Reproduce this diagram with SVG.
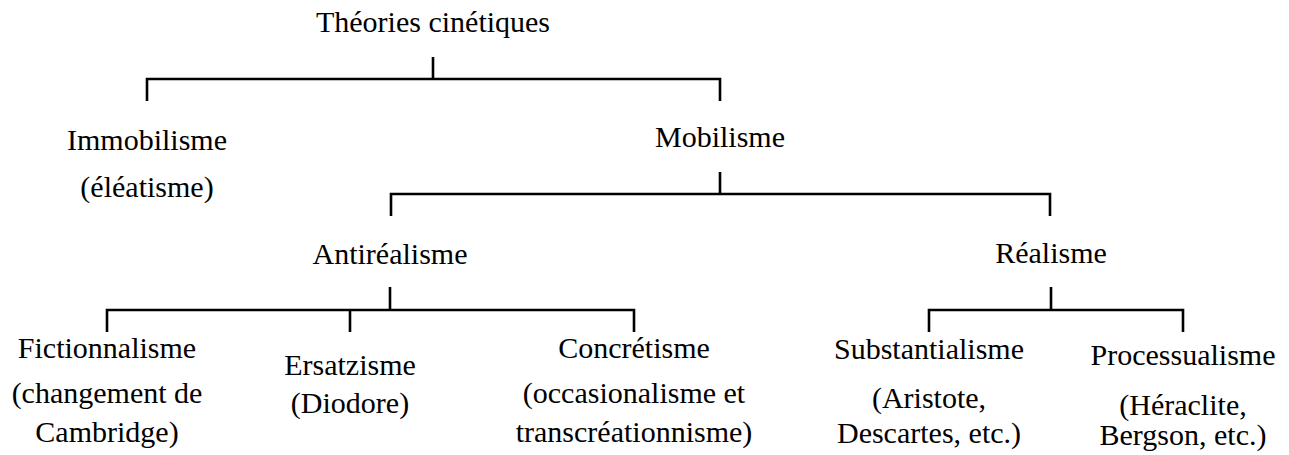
<svg xmlns="http://www.w3.org/2000/svg" width="1289" height="455" viewBox="0 0 1289 455">
<style>
.conn path { fill: none; stroke: #000; stroke-width: 2.6; stroke-linecap: butt; stroke-linejoin: miter; }
.lbl text { font-family: "Liberation Serif", "DejaVu Serif", serif; font-size: 30px; fill: #000; text-anchor: middle; }
</style>
<rect width="1289" height="455" fill="#fff"/>
<g class="conn" id="connectors">
<path d="M433 57 V79"/>
<path d="M147 101 V79 H720 V101"/>
<path d="M720 172 V194"/>
<path d="M391 216 V194 H1050 V216"/>
<path d="M390 287 V310"/>
<path d="M107 332 V310 H634 V332"/>
<path d="M350 310 V332"/>
<path d="M1051 287 V310"/>
<path d="M929 332 V310 H1183 V332"/>
</g>
<g class="lbl">
<g id="theories"><text x="433" y="32">Théories cinétiques</text></g>
<g id="immobilisme"><text x="147" y="150">Immobilisme</text><text x="147" y="197">(éléatisme)</text></g>
<g id="mobilisme"><text x="720" y="147">Mobilisme</text></g>
<g id="antirealisme"><text x="390" y="264">Antiréalisme</text></g>
<g id="realisme"><text x="1051" y="263">Réalisme</text></g>
<g id="fictionnalisme"><text x="107" y="358">Fictionnalisme</text><text x="107" y="403">(changement de</text><text x="107" y="442">Cambridge)</text></g>
<g id="ersatzisme"><text x="350" y="375">Ersatzisme</text><text x="350" y="413">(Diodore)</text></g>
<g id="concretisme"><text x="634" y="358">Concrétisme</text><text x="634" y="403">(occasionalisme et</text><text x="634" y="442">transcréationnisme)</text></g>
<g id="substantialisme"><text x="929" y="359">Substantialisme</text><text x="929" y="408">(Aristote,</text><text x="929" y="443">Descartes, etc.)</text></g>
<g id="processualisme"><text x="1183" y="365">Processualisme</text><text x="1183" y="415">(Héraclite,</text><text x="1183" y="445">Bergson, etc.)</text></g>
</g>
</svg>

- **Task details**
All of the lines above should be retyped precisely, apart from the pictures.

- **Answer in full**
Reproduce this diagram with SVG.
<svg xmlns="http://www.w3.org/2000/svg" width="1289" height="455" viewBox="0 0 1289 455">
<style>
.conn path { fill: none; stroke: #000; stroke-width: 2.6; stroke-linecap: butt; stroke-linejoin: miter; }
.lbl text { font-family: "Liberation Serif", "DejaVu Serif", serif; font-size: 30px; fill: #000; text-anchor: middle; }
</style>
<rect width="1289" height="455" fill="#fff"/>
<g class="conn" id="connectors">
<path d="M433 57 V79"/>
<path d="M147 101 V79 H720 V101"/>
<path d="M720 172 V194"/>
<path d="M391 216 V194 H1050 V216"/>
<path d="M390 287 V310"/>
<path d="M107 332 V310 H634 V332"/>
<path d="M350 310 V332"/>
<path d="M1051 287 V310"/>
<path d="M929 332 V310 H1183 V332"/>
</g>
<g class="lbl">
<g id="theories"><text x="433" y="32">Théories cinétiques</text></g>
<g id="immobilisme"><text x="147" y="150">Immobilisme</text><text x="147" y="197">(éléatisme)</text></g>
<g id="mobilisme"><text x="720" y="147">Mobilisme</text></g>
<g id="antirealisme"><text x="390" y="264">Antiréalisme</text></g>
<g id="realisme"><text x="1051" y="263">Réalisme</text></g>
<g id="fictionnalisme"><text x="107" y="358">Fictionnalisme</text><text x="107" y="403">(changement de</text><text x="107" y="442">Cambridge)</text></g>
<g id="ersatzisme"><text x="350" y="375">Ersatzisme</text><text x="350" y="413">(Diodore)</text></g>
<g id="concretisme"><text x="634" y="358">Concrétisme</text><text x="634" y="403">(occasionalisme et</text><text x="634" y="442">transcréationnisme)</text></g>
<g id="substantialisme"><text x="929" y="359">Substantialisme</text><text x="929" y="408">(Aristote,</text><text x="929" y="443">Descartes, etc.)</text></g>
<g id="processualisme"><text x="1183" y="365">Processualisme</text><text x="1183" y="415">(Héraclite,</text><text x="1183" y="445">Bergson, etc.)</text></g>
</g>
</svg>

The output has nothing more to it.